## YOUR OBJECTIVE
In the data below, find every line with the string "seaborn" and pull it out.

## DATASET SECTION

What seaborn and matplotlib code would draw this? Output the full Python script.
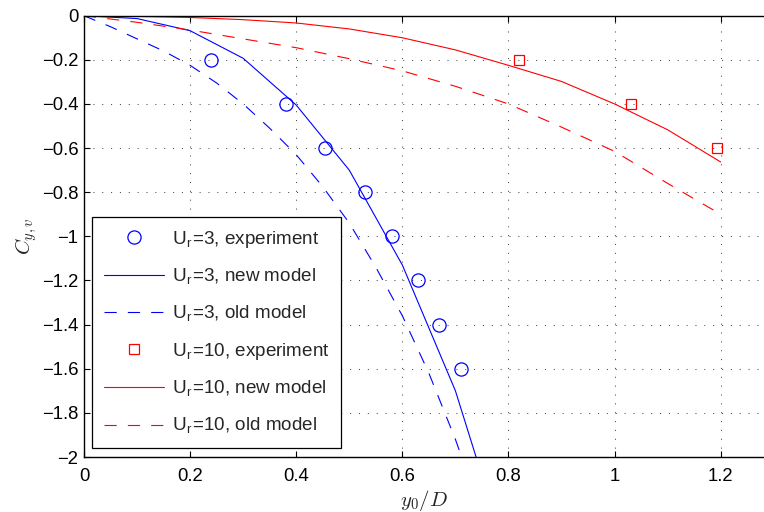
import numpy as np
import pandas as pd
import matplotlib
matplotlib.use("Agg")
import matplotlib.pyplot as plt
import seaborn as sns

# Dimensionless amplitude y0/D and added-damping coefficient C_{y,v}
# Ur = 3
exp3_x = [0.24, 0.38, 0.455, 0.53, 0.58, 0.63, 0.67, 0.71]
exp3_y = [-0.2, -0.4, -0.6, -0.8, -1.0, -1.2, -1.4, -1.6]
new3_x = [0.0, 0.1, 0.2, 0.3, 0.4, 0.5, 0.6, 0.7, 0.8]
new3_y = [0.0, -0.013, -0.068, -0.193, -0.405, -0.70, -1.13, -1.70, -2.47]
old3_x = [0.0, 0.05, 0.1, 0.15, 0.2, 0.25, 0.3, 0.35, 0.4, 0.45, 0.5, 0.55, 0.6, 0.65, 0.7, 0.75]
old3_y = [0.0, -0.05, -0.105, -0.16, -0.225, -0.305, -0.40, -0.51, -0.63, -0.775, -0.94, -1.14, -1.36, -1.62, -1.92, -2.26]

# Ur = 10
exp10_x = [0.82, 1.03, 1.193]
exp10_y = [-0.2, -0.4, -0.6]
new10_x = [0.0, 0.1, 0.2, 0.3, 0.4, 0.5, 0.6, 0.7, 0.8, 0.9, 1.0, 1.1, 1.2]
new10_y = [0.0, -0.003, -0.008, -0.018, -0.033, -0.06, -0.10, -0.155, -0.225, -0.298, -0.40, -0.517, -0.663]
old10_x = [0.0, 0.1, 0.2, 0.3, 0.4, 0.5, 0.6, 0.7, 0.8, 0.9, 1.0, 1.1, 1.2]
old10_y = [0.0, -0.03, -0.065, -0.105, -0.145, -0.195, -0.25, -0.32, -0.40, -0.505, -0.615, -0.76, -0.90]

labels = [
    r"U$_\mathregular{r}$=3, experiment",
    r"U$_\mathregular{r}$=3, new model",
    r"U$_\mathregular{r}$=3, old model",
    r"U$_\mathregular{r}$=10, experiment",
    r"U$_\mathregular{r}$=10, new model",
    r"U$_\mathregular{r}$=10, old model",
]

x_ticks = [0, 0.2, 0.4, 0.6, 0.8, 1.0, 1.2]
y_ticks = [0, -0.2, -0.4, -0.6, -0.8, -1.0, -1.2, -1.4, -1.6, -1.8, -2.0]

sns.set_style("white")
plt.rcParams["font.family"] = ["Liberation Sans", "DejaVu Sans"]
plt.rcParams["mathtext.fontset"] = "cm"
plt.rcParams["axes.unicode_minus"] = True

fig = plt.figure(figsize=(7.64, 5.12), dpi=100)
ax = fig.add_axes([84 / 764, 1 - 457 / 512, 680 / 764, 441.3 / 512])

blue = (0, 0, 1)
red = (1, 0, 0)
lw = 0.8
dash = (11, 10)


def curve(x, y, color, label, dashed=False):
    df = pd.DataFrame({"x": x, "y": y})
    kws = dict(color=color, lw=lw, label=label)
    if dashed:
        kws["dashes"] = dash
    sns.lineplot(data=df, x="x", y="y", ax=ax, estimator=None, sort=False, **kws)


def points(x, y, color, label, marker, size):
    df = pd.DataFrame({"x": x, "y": y})
    sns.lineplot(data=df, x="x", y="y", ax=ax, estimator=None, sort=False,
                 linestyle="", marker=marker, markersize=size,
                 markerfacecolor="none", markeredgecolor=color,
                 markeredgewidth=0.9, color=color, label=label)


points(exp3_x, exp3_y, blue, labels[0], "o", 9.5)
curve(new3_x, new3_y, blue, labels[1])
curve(old3_x, old3_y, blue, labels[2], dashed=True)
points(exp10_x, exp10_y, red, labels[3], "s", 7.5)
curve(new10_x, new10_y, red, labels[4])
curve(old10_x, old10_y, red, labels[5], dashed=True)

ax.set_xlim(0, 1.2816)
ax.set_ylim(-2, 0)
ax.set_xticks(x_ticks)
ax.set_yticks(y_ticks)
ax.set_xticklabels([f"{v:g}" for v in x_ticks])
ax.set_yticklabels([f"{v:g}".replace("-", "\u2212") for v in y_ticks])

ax.grid(True, color="0.3", linestyle=(0, (1, 7.5)), linewidth=0.75)
ax.set_axisbelow(True)

for side in ["left", "bottom", "top"]:
    ax.spines[side].set_visible(True)
    ax.spines[side].set_color("black")
    ax.spines[side].set_linewidth(1.0)
ax.spines["right"].set_visible(False)

ax.tick_params(axis="both", which="major", direction="in", length=4.5, width=0.8,
               colors="black", labelsize=13.3, top=True, left=True, bottom=True, right=False)
ax.tick_params(axis="x", pad=8)
ax.tick_params(axis="y", pad=4)

ax.set_xlabel(r"$y_0/D$", fontsize=15, labelpad=2)
ax.set_ylabel(r"$C_{y,v}$", fontsize=15, labelpad=2)

handles, labs = ax.get_legend_handles_labels()
leg = ax.legend(handles, labs, loc="lower left", bbox_to_anchor=(0.0122, 0.021),
                borderaxespad=0, fontsize=13.6, frameon=True, fancybox=False,
                framealpha=1, edgecolor="black", handlelength=3.2,
                handletextpad=0.4, labelspacing=0.9, borderpad=0.6)
leg.get_frame().set_linewidth(0.9)

fig.savefig("out.png", dpi=100)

## THE RESULT
What seaborn and matplotlib code would draw this? Output the full Python script.
import seaborn as sns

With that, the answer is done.